PROGRAM TITLE:  	Soil Climate Information
ACTIVITY STREAMS: 	Observe/Data Mgt; Process; Assess
SCIENCE ELEMENT: 	Climate/Hydrologic Systems

 U.S. DEPARTMENT OF AGRICULTURE
Soil Conservation Service

DESCRIPTION:  Remote automated data collection network for soil climate 
and associated meteorological climate information. Nine sites in Puerto Rico, 
10 in Alaska, and 21 in coterminous states utilize meteor-burst technology 
(integrated with SCS SNOTEL western water supply system) to transmit data 
to master station and central database. These sites pilot test a potential 
national network of hundreds of sites to provide near real time soil moisture 
and temperature profiles for GC modelers, early warning of soil climate 
change, and assist in monitoring mitigation practices.
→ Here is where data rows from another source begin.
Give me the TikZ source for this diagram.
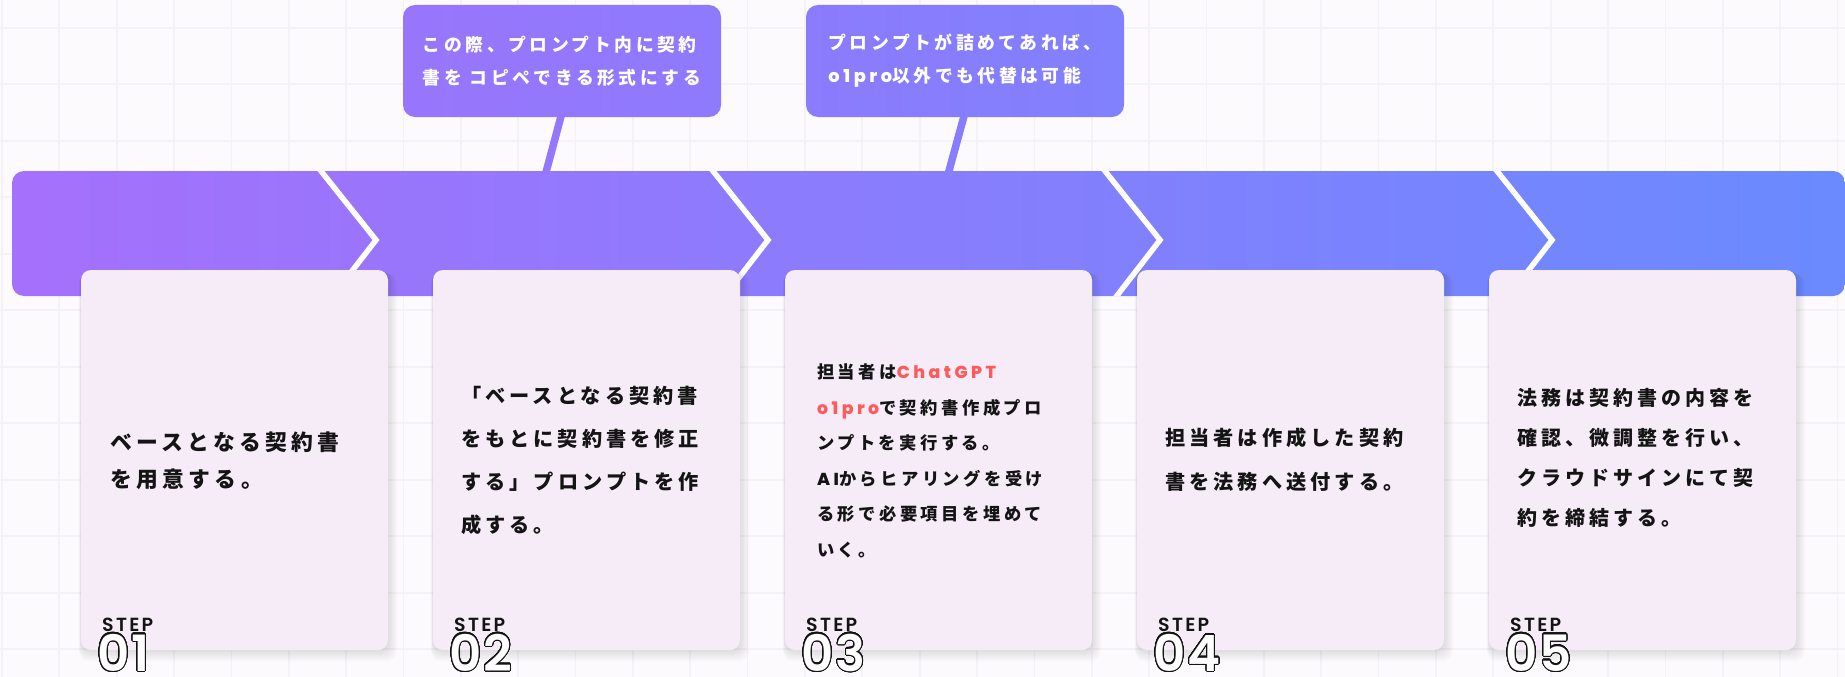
\documentclass[tikz,border=0pt]{standalone}
\usepackage{fontspec}
\usepackage{contour}
\usetikzlibrary{calc}
\setmainfont{Poppins}
\newfontfamily\jpfont{Noto Sans CJK JP}[LetterSpace=20]
\IfFontExistsTF{Poppins SemiBold}
  {\newfontfamily\stepfont{Poppins SemiBold}[LetterSpace=12]
   \newfontfamily\numfont{Poppins SemiBold}[LetterSpace=4]}
  {\newfontfamily\stepfont{Poppins Bold}[LetterSpace=12]
   \newfontfamily\numfont{Poppins Bold}[LetterSpace=4]}
\IfFontExistsTF{Poppins Medium}
  {\newfontfamily\popfont{Poppins Medium}[LetterSpace=20]}
  {\newfontfamily\popfont{Poppins Bold}[LetterSpace=20]}
\definecolor{bgc}{HTML}{FCFAFD}
\definecolor{gridc}{HTML}{F4F2F6}
\definecolor{bannerL}{HTML}{A570FC}
\definecolor{bannerR}{HTML}{6A8AFE}
\definecolor{cardc}{HTML}{F5ECF8}
\definecolor{accent}{HTML}{FF5A5A}
\definecolor{inkc}{HTML}{141414}
\definecolor{coneL}{RGB}{152,118,252}
\definecolor{coneR}{RGB}{142,122,253}
\definecolor{ctwoL}{RGB}{139,123,253}
\definecolor{ctwoR}{RGB}{129,128,253}
\definecolor{tailone}{HTML}{9478FC}
\definecolor{tailtwo}{HTML}{877DFD}
\contourlength{1.1pt}
\contournumber{32}
\pgfdeclarelayer{bglayer}
\pgfdeclarelayer{taillayer}
\pgfsetlayers{bglayer,taillayer,main}
\tikzset{
  gridline/.style={draw=gridc, line width=1.7pt},
  banner/.style={rounded corners=12pt, left color=bannerL, right color=bannerR, draw=none,
     minimum width=1833pt, minimum height=125pt, inner sep=0pt},
  chev/.style={draw=white, line width=5.5pt, line join=miter},
  callout/.style={rounded corners=12pt, draw=none, text=white, align=left, inner sep=0pt,
     minimum width=318pt, minimum height=112pt,
     font=\jpfont\bfseries\fontsize{17.8}{33}\selectfont},
  tailline/.style={line width=7.5pt},
  card/.style={fill=cardc, rounded corners=10pt, minimum width=307pt, minimum height=380pt, inner sep=0pt},
  cardshadow/.style={fill=black, opacity=0.015},
  cardtext/.style={align=left, inner sep=0pt, text=inkc, anchor=west},
  steplbl/.style={inner sep=0pt, text=inkc, anchor=base west, font=\stepfont\fontsize{19}{19}\selectfont},
  numlbl/.style={inner sep=0pt, anchor=base west, text depth=0pt, font=\numfont\fontsize{50}{50}\selectfont},
}
\begin{document}
\begin{tikzpicture}[x=1pt, y=-1pt]
\useasboundingbox (0,0) rectangle (1845,677);
\begin{pgfonlayer}{bglayer}
\fill[bgc] (0,0) rectangle (1845,677);
\foreach \i [evaluate=\i as \gx using 1.94+57.36*\i] in {0,...,32}
  \draw[gridline] (\gx,0) -- (\gx,677);
\foreach \j [evaluate=\j as \gy using 27.7+56.5*\j] in {0,...,11}
  \draw[gridline] (0,\gy) -- (1845,\gy);
\end{pgfonlayer}

% callouts
\node[callout, left color=coneL, right color=coneR] (c1) at (562,61)
  {この際、プロンプト内に契約\\書を コピペできる形式にする};
\node[callout, left color=ctwoL, right color=ctwoR] (c2) at (965,61)
  {プロンプトが詰めてあれば、\\{\popfont o1pro}以外でも代替は可能};
\coordinate (b1) at (545,176);
\coordinate (b2) at (947.6,176);
\begin{pgfonlayer}{taillayer}
\draw[tailline, draw=tailone] ($(c1.south)+(2,-12)$) -- (b1);
\draw[tailline, draw=tailtwo] ($(c2.south)+(2,-12)$) -- (b2);
\end{pgfonlayer}

% banner
\node[banner] (bar) at (928.5,233.5) {};
\begin{scope}
  \clip[rounded corners=12pt] (12,171) rectangle (1845,296);
  \foreach \t in {376,768,1160,1552}
    \draw[chev] (\t-63,161) -- (\t,240) -- (\t-51,306);
\end{scope}

% cards
\foreach \L [count=\k] in {81,433,785,1137,1489} {
  \foreach \d in {1,...,7}
    \fill[cardshadow, rounded corners=10pt] (\L-0.3*\d,270+0.5*\d) rectangle (\L+307+1.3*\d,650+1.6*\d);
  \node[card] (s\k) at (\L+153.5,460) {};
}

% card texts
\node[cardtext, font=\jpfont\bfseries\fontsize{21.8}{37}\selectfont] (t1) at (110,461)
  {ベースとなる契約書\\を用意する。};
\node[cardtext, font=\jpfont\bfseries\fontsize{20.2}{43}\selectfont] (t2) at (461,460)
  {「ベースとなる契約書\\をもとに契約書を修正\\する」プロンプトを作\\成する。};
\node[cardtext, font=\jpfont\bfseries\fontsize{17.3}{35.5}\selectfont] (t3) at (817,461)
  {担当者は{\popfont\color{accent}ChatGPT}\\{\popfont\color{accent}o1pro}で契約書作成プロ\\ンプトを実行する。\\{\popfont AI}からヒアリングを受け\\る形で必要項目を埋めて\\いく。};
\node[cardtext, font=\jpfont\bfseries\fontsize{20.2}{44}\selectfont] (t4) at (1165,460)
  {担当者は作成した契約\\書を法務へ送付する。};
\node[cardtext, font=\jpfont\bfseries\fontsize{20}{40}\selectfont] (t5) at (1517,458)
  {法務は契約書の内容を\\確認、微調整を行い、\\クラウドサインにて契\\約を締結する。};

% STEP labels and numbers
\foreach \L [count=\k] in {81,433,785,1137,1489} {
  \node[steplbl] (st\k) at (\L+21,631) {STEP};
  \node[numlbl] (n\k) at (\L+16,671) {\contour{inkc}{\textcolor{white}{0\k}}};
}
\end{tikzpicture}
\end{document}
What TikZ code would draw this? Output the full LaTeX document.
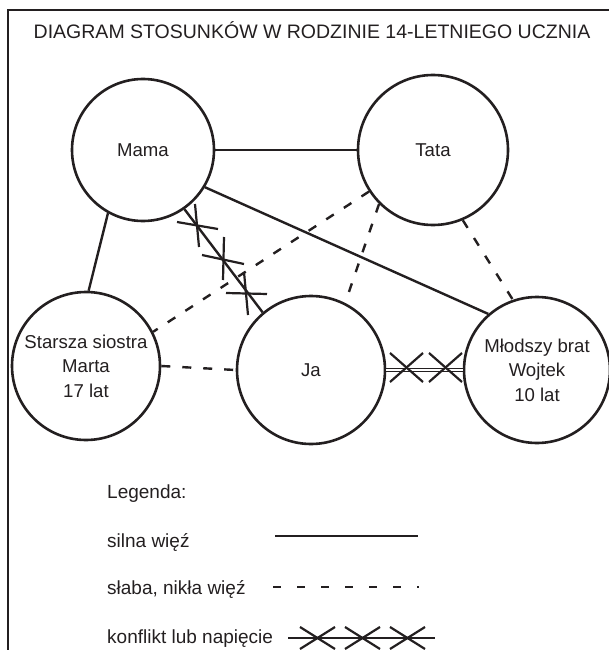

Reliability of sensor technology, data handling, information relevance, utility 
for GC scientists, and feasibility for expansion of network are ongoing 
evaluations. Chemical and biological processes in wet soils are being 
monitored in 8 eight states to better understand biogeochemical processes in 
such soils.  Soil temperature/moisture maps and attribute files are being 
prepared of the United States along with global scale maps for use by GC 
scientists.  Preliminary maps are currently available and used by interested 
scientists.

STAKEHOLDERS: Primary beneficiaries are U.S. global change scientists who 
need, or want, soil and soil-related information to assist in solving their 
problems. Because US soil classification uses soil climate, these data check the 
system and permits us to expand the system in other countries as we share 
derived soil climate data from their countries. This facilitates international 
correlation of resource information. We link with major international 
organizations, national soil research organizations, and individual scientists.

SHORT TERM POLICY PAYOFFS: Provides data layers for GIS, or small scale 
maps of soil climate to merge with soil maps, vegetation, water resources, 
degradation or other resource information to better visualize where things 
occur and where policy proposals may be directed.  Longer term would be the 
development of a near real time network for the US that is readily available 
for FEMA and for ongoing operational programs of the government.